== Record extracts ==

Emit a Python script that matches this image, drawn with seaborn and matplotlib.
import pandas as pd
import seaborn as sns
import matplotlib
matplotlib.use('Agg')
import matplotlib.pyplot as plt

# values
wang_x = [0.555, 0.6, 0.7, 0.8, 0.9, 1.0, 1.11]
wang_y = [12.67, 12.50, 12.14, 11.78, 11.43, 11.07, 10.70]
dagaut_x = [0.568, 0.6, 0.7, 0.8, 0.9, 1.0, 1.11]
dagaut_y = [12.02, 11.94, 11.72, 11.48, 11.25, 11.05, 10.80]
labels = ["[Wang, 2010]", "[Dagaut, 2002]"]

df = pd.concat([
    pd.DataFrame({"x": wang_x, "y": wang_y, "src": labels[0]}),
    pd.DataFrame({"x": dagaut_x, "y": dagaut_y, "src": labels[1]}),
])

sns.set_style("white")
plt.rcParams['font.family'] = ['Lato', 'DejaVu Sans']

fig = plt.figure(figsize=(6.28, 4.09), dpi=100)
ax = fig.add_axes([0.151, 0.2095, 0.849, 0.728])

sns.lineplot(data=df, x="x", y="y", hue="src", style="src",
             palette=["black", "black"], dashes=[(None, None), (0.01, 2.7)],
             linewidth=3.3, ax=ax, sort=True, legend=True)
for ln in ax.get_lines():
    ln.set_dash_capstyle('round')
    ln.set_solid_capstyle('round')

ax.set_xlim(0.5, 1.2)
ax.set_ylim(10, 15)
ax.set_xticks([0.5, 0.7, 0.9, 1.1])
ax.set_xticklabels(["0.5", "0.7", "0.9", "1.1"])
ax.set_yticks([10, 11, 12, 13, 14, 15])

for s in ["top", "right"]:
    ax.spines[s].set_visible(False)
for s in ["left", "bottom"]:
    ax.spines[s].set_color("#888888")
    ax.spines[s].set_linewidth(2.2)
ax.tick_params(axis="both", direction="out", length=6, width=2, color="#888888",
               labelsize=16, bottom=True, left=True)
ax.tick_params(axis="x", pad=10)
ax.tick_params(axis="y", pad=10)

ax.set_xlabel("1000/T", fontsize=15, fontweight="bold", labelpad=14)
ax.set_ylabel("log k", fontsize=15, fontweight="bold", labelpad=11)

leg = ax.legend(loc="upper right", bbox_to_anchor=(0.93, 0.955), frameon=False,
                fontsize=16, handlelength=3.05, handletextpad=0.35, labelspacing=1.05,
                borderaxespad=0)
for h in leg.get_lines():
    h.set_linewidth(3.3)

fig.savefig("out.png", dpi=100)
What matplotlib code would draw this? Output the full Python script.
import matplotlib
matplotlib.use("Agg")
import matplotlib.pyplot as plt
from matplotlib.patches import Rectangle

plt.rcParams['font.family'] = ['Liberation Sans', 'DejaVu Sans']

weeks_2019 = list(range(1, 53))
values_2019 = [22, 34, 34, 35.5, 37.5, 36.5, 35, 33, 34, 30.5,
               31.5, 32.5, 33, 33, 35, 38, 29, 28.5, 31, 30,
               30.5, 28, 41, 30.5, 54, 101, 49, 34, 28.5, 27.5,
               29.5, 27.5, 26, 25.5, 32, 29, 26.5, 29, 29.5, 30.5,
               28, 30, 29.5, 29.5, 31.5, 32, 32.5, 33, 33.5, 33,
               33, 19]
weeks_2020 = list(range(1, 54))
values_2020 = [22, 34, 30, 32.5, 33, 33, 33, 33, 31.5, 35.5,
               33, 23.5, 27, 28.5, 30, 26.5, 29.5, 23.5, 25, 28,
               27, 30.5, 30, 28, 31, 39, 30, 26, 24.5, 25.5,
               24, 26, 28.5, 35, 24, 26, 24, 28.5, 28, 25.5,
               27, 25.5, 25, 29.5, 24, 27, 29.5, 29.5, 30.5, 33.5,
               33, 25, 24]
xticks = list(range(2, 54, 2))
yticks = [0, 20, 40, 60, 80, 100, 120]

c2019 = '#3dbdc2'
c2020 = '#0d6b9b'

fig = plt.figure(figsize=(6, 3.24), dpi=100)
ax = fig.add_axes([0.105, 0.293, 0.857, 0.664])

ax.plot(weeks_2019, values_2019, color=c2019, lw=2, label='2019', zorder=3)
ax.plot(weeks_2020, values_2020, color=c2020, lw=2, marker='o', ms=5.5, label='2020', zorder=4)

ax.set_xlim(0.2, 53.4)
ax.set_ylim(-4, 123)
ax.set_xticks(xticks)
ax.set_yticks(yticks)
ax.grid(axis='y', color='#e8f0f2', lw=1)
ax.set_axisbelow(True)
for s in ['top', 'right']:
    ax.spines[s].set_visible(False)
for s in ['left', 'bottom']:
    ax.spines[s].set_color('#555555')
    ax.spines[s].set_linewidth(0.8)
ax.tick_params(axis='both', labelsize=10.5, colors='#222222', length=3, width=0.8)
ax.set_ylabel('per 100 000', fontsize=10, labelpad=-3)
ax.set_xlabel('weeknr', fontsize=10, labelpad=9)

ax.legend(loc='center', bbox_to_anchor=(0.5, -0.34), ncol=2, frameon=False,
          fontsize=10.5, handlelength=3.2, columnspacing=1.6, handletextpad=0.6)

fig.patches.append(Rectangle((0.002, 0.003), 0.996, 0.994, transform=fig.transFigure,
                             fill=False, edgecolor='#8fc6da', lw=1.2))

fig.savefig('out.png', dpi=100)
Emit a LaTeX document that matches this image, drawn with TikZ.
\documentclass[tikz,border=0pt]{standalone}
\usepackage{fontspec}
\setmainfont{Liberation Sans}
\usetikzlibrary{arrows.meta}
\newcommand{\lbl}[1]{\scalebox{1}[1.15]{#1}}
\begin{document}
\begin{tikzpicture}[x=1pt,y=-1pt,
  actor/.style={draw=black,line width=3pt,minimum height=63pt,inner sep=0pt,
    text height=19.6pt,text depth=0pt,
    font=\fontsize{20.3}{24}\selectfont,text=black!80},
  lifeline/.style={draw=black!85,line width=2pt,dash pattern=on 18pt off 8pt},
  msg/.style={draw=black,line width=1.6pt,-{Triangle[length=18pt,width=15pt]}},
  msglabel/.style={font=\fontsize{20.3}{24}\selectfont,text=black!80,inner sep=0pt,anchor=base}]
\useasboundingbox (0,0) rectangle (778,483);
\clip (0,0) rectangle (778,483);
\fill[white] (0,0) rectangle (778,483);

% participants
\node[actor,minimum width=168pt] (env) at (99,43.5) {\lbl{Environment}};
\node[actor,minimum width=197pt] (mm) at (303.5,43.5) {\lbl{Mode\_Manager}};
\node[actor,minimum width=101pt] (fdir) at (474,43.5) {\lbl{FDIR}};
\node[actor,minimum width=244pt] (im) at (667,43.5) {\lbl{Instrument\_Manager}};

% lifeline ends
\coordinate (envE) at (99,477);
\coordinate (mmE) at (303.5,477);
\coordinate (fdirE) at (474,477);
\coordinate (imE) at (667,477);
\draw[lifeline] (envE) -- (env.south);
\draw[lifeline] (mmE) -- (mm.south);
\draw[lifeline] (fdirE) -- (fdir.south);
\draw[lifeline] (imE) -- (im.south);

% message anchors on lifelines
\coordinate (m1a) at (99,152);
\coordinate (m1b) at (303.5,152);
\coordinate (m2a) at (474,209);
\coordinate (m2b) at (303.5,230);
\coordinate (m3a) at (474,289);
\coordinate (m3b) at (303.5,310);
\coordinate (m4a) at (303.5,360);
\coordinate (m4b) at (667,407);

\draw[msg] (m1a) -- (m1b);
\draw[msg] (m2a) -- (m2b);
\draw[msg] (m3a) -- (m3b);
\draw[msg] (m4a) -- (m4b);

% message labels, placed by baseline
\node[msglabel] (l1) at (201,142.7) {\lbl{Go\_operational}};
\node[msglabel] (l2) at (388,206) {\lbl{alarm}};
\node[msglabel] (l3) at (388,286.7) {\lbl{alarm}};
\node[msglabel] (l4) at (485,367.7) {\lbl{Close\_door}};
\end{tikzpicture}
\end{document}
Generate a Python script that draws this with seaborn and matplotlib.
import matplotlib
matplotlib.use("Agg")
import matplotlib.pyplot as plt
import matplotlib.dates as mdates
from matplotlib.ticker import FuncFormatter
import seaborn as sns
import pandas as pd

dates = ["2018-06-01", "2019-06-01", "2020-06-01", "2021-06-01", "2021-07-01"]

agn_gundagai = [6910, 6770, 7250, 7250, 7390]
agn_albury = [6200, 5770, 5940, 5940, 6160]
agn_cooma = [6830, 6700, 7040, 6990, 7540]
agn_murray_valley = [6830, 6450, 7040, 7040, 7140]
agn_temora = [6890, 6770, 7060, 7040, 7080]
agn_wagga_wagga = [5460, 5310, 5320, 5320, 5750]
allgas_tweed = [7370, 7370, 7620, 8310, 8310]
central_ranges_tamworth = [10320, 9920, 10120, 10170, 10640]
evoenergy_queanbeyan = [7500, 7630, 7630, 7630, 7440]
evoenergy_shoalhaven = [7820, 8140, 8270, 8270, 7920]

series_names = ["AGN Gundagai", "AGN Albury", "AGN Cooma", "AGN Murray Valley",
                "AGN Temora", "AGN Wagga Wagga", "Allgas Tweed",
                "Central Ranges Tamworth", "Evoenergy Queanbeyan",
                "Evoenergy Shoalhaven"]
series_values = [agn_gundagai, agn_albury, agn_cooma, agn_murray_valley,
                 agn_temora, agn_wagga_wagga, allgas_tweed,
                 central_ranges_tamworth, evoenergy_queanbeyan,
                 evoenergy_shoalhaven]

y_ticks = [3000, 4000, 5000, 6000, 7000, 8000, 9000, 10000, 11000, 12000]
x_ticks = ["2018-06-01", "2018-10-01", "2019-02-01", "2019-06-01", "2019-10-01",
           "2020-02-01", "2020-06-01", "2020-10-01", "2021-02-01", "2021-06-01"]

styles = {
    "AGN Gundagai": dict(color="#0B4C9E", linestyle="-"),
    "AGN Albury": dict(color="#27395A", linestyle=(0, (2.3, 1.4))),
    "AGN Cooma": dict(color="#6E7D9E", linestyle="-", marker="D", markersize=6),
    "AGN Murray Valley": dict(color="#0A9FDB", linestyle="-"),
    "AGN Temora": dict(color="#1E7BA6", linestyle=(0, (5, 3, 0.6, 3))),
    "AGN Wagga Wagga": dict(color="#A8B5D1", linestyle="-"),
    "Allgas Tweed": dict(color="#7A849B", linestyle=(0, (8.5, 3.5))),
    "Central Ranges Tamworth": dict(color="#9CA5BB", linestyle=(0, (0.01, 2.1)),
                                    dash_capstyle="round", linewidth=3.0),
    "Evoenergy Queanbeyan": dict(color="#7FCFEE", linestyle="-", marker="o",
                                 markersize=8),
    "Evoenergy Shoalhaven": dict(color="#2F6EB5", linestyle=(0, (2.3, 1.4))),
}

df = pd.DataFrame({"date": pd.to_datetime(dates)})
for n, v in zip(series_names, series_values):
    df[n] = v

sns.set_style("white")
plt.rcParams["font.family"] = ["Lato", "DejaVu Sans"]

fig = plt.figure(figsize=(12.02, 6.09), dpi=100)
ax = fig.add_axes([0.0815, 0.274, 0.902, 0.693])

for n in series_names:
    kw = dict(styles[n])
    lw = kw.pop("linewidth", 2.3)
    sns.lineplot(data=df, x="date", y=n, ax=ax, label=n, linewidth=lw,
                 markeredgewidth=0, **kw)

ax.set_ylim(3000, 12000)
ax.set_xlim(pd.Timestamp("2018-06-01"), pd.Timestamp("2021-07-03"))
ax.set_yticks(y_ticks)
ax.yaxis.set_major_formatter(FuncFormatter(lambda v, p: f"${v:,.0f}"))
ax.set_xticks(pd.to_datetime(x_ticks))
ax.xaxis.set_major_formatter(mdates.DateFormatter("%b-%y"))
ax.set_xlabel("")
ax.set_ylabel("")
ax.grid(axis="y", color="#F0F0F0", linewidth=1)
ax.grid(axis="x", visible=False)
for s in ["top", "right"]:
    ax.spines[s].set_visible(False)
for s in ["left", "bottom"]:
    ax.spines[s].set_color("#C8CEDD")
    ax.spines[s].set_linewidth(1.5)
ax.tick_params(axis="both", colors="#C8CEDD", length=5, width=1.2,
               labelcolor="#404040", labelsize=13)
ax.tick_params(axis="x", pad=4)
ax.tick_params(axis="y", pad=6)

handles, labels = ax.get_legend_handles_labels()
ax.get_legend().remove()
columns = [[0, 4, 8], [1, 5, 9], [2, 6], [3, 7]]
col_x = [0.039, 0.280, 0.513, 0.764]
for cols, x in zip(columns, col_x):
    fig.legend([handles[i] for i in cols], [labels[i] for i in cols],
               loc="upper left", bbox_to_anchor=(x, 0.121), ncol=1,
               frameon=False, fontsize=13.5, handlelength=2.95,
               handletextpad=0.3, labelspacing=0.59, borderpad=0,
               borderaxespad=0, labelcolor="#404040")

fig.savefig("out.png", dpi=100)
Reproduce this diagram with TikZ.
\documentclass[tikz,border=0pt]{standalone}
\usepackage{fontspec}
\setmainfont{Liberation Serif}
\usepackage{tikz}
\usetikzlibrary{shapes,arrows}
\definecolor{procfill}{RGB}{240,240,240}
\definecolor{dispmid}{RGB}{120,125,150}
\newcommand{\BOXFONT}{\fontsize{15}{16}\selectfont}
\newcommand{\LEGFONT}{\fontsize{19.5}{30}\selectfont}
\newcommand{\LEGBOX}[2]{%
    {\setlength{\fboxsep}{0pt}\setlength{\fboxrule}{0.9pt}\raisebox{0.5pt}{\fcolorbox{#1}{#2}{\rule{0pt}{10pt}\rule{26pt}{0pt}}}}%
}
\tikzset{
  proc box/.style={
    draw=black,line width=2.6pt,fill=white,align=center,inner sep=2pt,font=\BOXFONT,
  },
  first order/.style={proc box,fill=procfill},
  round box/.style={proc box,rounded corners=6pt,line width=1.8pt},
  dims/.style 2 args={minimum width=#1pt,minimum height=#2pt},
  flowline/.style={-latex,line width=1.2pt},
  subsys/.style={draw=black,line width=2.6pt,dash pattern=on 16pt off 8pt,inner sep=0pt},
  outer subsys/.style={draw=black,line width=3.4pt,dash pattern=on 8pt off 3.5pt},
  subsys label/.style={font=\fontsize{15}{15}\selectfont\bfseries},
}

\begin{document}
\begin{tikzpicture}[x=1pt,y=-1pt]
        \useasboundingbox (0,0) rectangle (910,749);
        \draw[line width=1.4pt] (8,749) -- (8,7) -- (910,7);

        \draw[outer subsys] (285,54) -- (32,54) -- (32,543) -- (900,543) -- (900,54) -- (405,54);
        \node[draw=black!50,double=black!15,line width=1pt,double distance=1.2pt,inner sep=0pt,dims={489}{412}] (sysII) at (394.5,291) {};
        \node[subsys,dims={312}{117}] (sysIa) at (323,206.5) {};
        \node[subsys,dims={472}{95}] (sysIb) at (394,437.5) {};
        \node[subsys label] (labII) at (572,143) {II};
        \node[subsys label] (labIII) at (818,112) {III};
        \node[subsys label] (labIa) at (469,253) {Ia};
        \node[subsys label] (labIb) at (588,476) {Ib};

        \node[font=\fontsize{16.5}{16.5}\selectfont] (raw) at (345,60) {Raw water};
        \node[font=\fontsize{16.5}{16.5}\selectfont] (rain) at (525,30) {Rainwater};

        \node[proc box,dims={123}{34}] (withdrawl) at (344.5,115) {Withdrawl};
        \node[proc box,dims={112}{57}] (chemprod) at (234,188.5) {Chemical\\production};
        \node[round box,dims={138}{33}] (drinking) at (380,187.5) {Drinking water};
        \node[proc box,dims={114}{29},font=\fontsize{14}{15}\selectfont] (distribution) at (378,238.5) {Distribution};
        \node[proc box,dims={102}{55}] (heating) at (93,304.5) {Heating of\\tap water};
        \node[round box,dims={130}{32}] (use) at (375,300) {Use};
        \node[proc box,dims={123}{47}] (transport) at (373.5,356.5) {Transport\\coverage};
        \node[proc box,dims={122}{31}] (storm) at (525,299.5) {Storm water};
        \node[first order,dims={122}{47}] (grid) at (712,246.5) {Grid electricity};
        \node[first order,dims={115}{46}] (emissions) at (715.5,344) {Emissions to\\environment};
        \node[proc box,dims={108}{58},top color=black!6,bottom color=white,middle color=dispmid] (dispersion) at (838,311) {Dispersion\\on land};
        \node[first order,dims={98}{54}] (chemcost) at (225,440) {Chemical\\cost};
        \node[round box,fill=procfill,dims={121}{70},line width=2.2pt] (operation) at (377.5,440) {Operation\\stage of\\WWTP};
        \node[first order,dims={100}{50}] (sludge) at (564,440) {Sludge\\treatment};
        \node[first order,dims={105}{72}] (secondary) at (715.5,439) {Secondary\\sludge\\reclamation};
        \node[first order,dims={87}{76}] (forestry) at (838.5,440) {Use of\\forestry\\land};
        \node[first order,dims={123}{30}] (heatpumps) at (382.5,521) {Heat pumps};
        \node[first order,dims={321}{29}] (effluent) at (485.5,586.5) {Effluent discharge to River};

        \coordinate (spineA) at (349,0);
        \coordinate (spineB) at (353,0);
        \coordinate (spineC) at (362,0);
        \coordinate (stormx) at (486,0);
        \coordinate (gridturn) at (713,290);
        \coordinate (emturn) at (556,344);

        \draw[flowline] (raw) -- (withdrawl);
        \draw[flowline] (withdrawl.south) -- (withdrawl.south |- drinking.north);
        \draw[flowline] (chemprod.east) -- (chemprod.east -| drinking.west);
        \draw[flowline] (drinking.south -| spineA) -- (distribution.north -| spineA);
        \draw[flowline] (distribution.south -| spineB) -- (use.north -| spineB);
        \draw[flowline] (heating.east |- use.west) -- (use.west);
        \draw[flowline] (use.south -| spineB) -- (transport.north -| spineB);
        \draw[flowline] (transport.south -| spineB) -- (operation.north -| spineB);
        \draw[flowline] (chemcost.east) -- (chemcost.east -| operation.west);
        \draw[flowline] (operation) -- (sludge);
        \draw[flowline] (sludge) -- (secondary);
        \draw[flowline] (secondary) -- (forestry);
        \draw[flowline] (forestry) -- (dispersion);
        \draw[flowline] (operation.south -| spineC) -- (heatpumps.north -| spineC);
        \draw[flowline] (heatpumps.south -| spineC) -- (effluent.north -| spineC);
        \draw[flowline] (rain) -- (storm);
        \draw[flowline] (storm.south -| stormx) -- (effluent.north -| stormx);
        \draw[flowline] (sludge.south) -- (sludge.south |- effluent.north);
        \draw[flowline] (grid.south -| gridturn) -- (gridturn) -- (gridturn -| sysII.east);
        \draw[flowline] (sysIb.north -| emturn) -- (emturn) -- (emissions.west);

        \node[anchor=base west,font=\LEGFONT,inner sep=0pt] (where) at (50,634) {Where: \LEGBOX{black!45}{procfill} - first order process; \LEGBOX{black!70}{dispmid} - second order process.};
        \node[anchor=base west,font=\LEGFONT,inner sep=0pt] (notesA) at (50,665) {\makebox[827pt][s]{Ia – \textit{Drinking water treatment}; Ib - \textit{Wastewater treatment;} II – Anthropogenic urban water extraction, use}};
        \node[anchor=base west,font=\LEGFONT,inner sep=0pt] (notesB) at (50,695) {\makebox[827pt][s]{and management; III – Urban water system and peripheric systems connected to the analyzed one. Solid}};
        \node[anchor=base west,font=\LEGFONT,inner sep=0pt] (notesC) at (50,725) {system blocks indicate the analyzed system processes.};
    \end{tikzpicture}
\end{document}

== Requirement ==
Only the lines from the one holding "Generate a Python" through the one holding "evoenergy_shoalhaven = [7820, 8140, 8270, 8270, 7920]" are wanted; retype them exactly.

== Complete output ==
Generate a Python script that draws this with seaborn and matplotlib.
import matplotlib
matplotlib.use("Agg")
import matplotlib.pyplot as plt
import matplotlib.dates as mdates
from matplotlib.ticker import FuncFormatter
import seaborn as sns
import pandas as pd

dates = ["2018-06-01", "2019-06-01", "2020-06-01", "2021-06-01", "2021-07-01"]

agn_gundagai = [6910, 6770, 7250, 7250, 7390]
agn_albury = [6200, 5770, 5940, 5940, 6160]
agn_cooma = [6830, 6700, 7040, 6990, 7540]
agn_murray_valley = [6830, 6450, 7040, 7040, 7140]
agn_temora = [6890, 6770, 7060, 7040, 7080]
agn_wagga_wagga = [5460, 5310, 5320, 5320, 5750]
allgas_tweed = [7370, 7370, 7620, 8310, 8310]
central_ranges_tamworth = [10320, 9920, 10120, 10170, 10640]
evoenergy_queanbeyan = [7500, 7630, 7630, 7630, 7440]
evoenergy_shoalhaven = [7820, 8140, 8270, 8270, 7920]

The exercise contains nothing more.